#### Information given ####
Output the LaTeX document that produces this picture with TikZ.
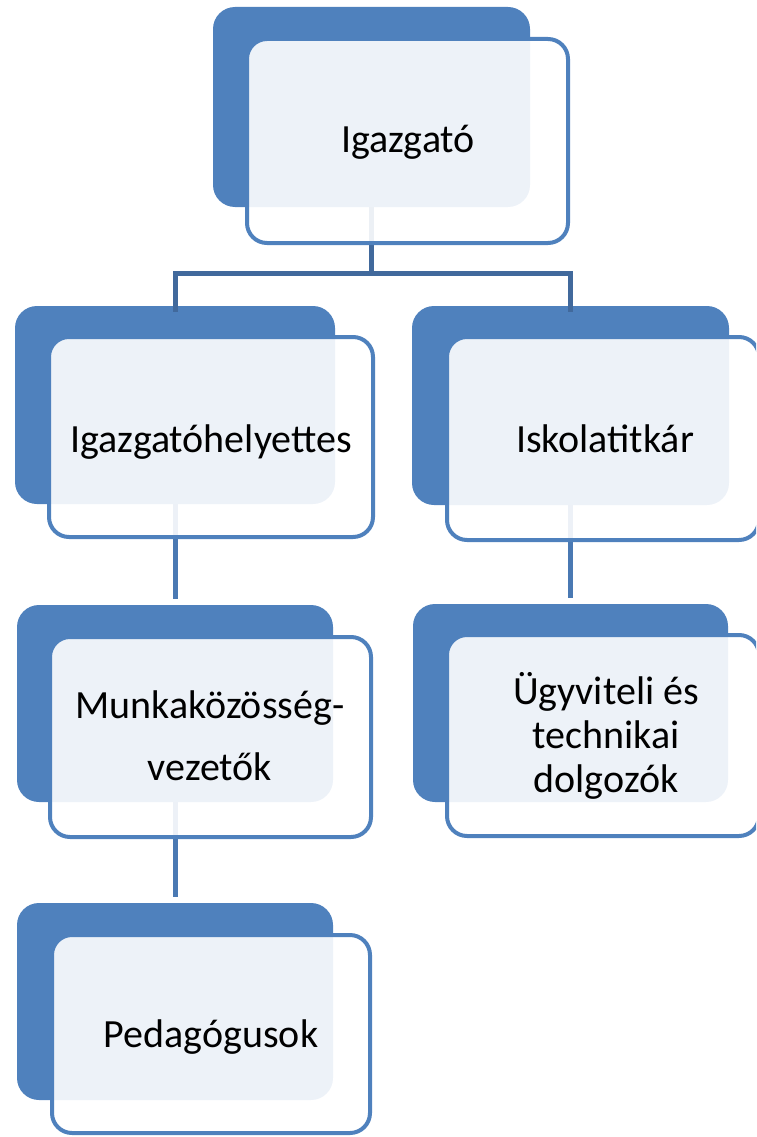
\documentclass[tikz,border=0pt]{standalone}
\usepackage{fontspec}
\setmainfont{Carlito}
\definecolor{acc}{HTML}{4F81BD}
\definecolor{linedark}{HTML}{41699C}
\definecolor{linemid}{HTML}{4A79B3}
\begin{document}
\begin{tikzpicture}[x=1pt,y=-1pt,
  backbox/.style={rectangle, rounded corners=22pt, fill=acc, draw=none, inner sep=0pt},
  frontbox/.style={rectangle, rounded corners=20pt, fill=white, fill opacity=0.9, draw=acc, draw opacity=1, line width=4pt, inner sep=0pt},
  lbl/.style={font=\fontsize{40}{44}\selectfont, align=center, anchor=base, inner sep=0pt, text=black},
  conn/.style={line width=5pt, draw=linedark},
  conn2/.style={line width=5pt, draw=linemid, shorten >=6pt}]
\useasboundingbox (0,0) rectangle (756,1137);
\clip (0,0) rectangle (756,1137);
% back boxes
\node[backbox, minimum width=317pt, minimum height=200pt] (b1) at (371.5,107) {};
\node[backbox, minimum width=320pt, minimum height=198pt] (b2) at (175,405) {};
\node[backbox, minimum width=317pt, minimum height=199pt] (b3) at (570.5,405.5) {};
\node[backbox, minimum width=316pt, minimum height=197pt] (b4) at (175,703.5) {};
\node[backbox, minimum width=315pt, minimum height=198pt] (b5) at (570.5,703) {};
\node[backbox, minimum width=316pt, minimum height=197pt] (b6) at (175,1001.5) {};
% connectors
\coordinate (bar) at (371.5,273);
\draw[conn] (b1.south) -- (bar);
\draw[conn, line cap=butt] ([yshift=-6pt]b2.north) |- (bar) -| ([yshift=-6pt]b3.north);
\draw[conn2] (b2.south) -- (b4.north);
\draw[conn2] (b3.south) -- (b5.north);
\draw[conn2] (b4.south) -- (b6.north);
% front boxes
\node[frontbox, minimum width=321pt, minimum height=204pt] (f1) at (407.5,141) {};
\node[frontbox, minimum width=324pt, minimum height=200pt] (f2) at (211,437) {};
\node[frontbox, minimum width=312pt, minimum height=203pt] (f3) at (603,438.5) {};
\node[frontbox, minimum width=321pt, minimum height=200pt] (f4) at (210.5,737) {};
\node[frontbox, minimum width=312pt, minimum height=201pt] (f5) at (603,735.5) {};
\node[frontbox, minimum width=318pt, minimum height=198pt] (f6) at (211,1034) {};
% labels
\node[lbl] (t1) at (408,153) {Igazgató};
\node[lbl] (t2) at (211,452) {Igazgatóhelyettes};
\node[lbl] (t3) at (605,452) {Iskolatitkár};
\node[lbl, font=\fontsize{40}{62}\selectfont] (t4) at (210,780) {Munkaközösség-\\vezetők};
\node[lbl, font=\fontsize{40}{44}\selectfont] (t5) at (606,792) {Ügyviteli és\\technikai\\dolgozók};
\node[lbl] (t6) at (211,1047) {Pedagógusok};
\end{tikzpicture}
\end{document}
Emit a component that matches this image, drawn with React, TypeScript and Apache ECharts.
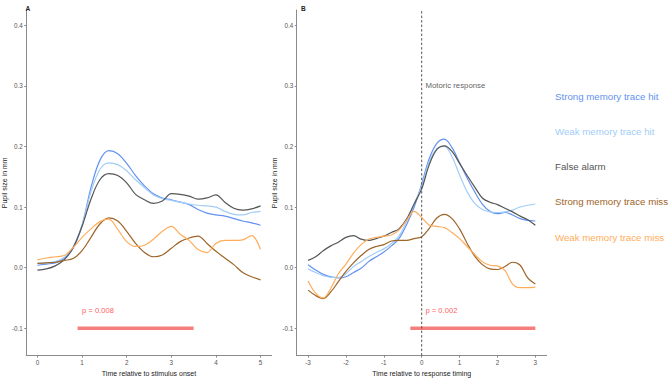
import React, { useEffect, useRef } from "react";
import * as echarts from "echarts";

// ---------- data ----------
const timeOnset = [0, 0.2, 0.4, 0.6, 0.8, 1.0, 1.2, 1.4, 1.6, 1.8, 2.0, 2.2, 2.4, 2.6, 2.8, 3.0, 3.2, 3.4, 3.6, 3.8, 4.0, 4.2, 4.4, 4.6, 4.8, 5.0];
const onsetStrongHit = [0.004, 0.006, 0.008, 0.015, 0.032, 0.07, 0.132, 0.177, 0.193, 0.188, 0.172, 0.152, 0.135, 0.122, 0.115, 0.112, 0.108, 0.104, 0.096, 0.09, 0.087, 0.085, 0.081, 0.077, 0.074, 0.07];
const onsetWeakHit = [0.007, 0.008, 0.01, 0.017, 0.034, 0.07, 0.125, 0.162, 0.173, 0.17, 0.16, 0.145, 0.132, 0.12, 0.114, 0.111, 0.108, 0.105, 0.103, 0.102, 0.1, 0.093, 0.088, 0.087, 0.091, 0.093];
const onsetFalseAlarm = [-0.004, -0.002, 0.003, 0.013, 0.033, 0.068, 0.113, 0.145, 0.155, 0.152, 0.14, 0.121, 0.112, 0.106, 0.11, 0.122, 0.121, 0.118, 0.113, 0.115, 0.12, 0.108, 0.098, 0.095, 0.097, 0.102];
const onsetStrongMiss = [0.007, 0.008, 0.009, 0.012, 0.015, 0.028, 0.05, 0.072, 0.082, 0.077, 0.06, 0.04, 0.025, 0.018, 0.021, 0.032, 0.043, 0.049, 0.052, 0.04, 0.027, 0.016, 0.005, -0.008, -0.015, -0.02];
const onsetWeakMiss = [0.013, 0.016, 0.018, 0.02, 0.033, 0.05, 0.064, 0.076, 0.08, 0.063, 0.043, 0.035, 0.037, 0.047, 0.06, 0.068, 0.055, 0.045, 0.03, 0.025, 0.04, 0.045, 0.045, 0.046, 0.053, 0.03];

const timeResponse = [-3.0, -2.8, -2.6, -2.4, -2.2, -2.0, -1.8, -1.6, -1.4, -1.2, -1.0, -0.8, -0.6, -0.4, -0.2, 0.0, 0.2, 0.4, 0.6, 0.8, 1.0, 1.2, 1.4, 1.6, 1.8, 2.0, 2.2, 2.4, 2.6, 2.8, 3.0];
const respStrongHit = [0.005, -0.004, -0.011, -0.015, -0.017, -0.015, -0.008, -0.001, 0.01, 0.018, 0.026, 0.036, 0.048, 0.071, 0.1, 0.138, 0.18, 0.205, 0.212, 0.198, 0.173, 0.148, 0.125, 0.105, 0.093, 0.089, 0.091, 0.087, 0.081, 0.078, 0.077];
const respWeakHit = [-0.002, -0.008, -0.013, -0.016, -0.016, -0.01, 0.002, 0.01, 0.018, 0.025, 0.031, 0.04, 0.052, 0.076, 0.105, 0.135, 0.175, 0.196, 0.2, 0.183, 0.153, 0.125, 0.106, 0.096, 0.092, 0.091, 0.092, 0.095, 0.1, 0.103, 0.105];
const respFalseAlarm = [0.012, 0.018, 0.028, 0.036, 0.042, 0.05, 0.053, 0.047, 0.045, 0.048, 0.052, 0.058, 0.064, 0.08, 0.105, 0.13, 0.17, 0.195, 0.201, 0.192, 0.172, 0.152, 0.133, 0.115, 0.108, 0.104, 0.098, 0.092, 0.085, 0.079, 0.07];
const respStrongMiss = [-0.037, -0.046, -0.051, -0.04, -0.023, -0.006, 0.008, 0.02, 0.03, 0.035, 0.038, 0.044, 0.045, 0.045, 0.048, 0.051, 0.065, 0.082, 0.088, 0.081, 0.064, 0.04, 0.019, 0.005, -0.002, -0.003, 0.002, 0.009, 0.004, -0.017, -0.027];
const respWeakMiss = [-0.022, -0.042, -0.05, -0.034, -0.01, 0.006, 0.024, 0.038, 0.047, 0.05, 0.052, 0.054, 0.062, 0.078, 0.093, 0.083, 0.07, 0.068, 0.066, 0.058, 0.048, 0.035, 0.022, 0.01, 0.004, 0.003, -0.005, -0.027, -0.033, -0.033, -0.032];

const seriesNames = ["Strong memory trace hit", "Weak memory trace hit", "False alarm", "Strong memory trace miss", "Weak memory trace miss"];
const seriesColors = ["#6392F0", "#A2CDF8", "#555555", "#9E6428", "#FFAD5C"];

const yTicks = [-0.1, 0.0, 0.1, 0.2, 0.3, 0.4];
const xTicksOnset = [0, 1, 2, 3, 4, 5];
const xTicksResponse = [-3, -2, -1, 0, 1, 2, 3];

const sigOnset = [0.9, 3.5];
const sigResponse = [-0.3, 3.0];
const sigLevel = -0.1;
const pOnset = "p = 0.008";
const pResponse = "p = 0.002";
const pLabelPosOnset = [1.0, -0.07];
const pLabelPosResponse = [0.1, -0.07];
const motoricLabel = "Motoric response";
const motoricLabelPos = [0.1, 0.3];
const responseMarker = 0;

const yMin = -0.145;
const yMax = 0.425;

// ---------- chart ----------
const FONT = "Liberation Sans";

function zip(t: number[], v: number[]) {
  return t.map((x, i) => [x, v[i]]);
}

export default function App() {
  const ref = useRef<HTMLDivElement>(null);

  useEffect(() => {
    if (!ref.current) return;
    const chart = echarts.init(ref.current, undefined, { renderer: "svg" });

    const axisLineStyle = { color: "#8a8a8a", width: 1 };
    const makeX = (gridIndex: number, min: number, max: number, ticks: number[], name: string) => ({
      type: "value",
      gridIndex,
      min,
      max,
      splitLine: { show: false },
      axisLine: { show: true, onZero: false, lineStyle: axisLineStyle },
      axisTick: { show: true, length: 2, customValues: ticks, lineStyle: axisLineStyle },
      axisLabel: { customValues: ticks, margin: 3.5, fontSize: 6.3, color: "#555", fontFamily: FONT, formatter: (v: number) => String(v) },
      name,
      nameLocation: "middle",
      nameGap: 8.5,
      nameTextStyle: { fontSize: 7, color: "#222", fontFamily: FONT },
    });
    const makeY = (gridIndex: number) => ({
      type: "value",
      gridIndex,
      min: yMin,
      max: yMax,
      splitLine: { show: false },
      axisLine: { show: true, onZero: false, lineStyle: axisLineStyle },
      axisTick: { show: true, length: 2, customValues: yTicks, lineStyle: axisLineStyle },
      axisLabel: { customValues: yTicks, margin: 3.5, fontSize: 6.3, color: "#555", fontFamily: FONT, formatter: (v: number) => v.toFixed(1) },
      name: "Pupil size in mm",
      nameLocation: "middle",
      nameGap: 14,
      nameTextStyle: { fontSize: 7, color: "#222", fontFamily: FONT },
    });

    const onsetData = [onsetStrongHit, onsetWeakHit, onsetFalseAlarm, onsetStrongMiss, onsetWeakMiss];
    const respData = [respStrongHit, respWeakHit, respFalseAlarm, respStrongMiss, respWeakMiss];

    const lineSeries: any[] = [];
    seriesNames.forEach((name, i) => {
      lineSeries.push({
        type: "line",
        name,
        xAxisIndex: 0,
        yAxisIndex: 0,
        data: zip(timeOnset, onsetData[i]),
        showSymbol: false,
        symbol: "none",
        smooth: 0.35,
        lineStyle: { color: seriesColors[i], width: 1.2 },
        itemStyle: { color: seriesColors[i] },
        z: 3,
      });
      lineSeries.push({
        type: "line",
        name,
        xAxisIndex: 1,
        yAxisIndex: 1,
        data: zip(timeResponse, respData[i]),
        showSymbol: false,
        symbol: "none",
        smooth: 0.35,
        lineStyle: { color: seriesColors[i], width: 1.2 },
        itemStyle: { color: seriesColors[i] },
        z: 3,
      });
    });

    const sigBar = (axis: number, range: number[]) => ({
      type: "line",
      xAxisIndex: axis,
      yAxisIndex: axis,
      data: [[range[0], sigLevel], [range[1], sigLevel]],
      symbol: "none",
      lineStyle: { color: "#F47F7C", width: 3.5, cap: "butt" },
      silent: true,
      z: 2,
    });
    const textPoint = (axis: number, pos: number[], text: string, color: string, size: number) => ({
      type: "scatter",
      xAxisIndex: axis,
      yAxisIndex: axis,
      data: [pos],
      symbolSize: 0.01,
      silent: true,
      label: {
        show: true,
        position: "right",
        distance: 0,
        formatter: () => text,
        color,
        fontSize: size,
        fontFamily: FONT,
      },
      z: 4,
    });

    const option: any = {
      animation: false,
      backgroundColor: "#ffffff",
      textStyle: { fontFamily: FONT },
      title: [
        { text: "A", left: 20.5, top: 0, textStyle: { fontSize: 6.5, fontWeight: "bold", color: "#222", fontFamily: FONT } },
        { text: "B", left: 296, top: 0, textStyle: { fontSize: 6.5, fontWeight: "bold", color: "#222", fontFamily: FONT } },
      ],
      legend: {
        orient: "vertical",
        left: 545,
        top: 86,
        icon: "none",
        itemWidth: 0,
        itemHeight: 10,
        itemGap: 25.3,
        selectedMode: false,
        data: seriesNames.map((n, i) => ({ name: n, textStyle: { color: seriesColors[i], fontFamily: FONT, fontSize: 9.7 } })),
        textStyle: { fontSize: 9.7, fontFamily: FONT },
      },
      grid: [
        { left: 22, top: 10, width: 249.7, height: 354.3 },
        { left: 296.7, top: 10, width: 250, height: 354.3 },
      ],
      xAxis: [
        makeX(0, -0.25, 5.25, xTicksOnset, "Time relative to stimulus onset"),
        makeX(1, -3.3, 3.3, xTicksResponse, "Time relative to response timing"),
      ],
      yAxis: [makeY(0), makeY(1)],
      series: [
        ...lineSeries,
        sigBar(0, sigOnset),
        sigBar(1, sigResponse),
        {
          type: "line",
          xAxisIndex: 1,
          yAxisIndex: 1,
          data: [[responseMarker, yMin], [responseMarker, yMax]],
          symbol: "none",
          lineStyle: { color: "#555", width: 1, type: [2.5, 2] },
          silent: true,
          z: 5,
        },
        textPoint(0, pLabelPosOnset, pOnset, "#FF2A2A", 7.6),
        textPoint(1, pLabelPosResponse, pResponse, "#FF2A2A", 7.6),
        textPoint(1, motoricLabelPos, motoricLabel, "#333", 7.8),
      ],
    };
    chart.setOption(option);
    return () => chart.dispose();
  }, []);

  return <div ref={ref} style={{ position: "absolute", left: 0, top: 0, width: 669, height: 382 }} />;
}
####
Your copy should hold only the lines from the one containing "Emit a component" through the one containing "0.046, 0.053, 0.03];", word for word, with no pictures.

Emit a component that matches this image, drawn with React, TypeScript and Apache ECharts.
import React, { useEffect, useRef } from "react";
import * as echarts from "echarts";

// ---------- data ----------
const timeOnset = [0, 0.2, 0.4, 0.6, 0.8, 1.0, 1.2, 1.4, 1.6, 1.8, 2.0, 2.2, 2.4, 2.6, 2.8, 3.0, 3.2, 3.4, 3.6, 3.8, 4.0, 4.2, 4.4, 4.6, 4.8, 5.0];
const onsetStrongHit = [0.004, 0.006, 0.008, 0.015, 0.032, 0.07, 0.132, 0.177, 0.193, 0.188, 0.172, 0.152, 0.135, 0.122, 0.115, 0.112, 0.108, 0.104, 0.096, 0.09, 0.087, 0.085, 0.081, 0.077, 0.074, 0.07];
const onsetWeakHit = [0.007, 0.008, 0.01, 0.017, 0.034, 0.07, 0.125, 0.162, 0.173, 0.17, 0.16, 0.145, 0.132, 0.12, 0.114, 0.111, 0.108, 0.105, 0.103, 0.102, 0.1, 0.093, 0.088, 0.087, 0.091, 0.093];
const onsetFalseAlarm = [-0.004, -0.002, 0.003, 0.013, 0.033, 0.068, 0.113, 0.145, 0.155, 0.152, 0.14, 0.121, 0.112, 0.106, 0.11, 0.122, 0.121, 0.118, 0.113, 0.115, 0.12, 0.108, 0.098, 0.095, 0.097, 0.102];
const onsetStrongMiss = [0.007, 0.008, 0.009, 0.012, 0.015, 0.028, 0.05, 0.072, 0.082, 0.077, 0.06, 0.04, 0.025, 0.018, 0.021, 0.032, 0.043, 0.049, 0.052, 0.04, 0.027, 0.016, 0.005, -0.008, -0.015, -0.02];
const onsetWeakMiss = [0.013, 0.016, 0.018, 0.02, 0.033, 0.05, 0.064, 0.076, 0.08, 0.063, 0.043, 0.035, 0.037, 0.047, 0.06, 0.068, 0.055, 0.045, 0.03, 0.025, 0.04, 0.045, 0.045, 0.046, 0.053, 0.03];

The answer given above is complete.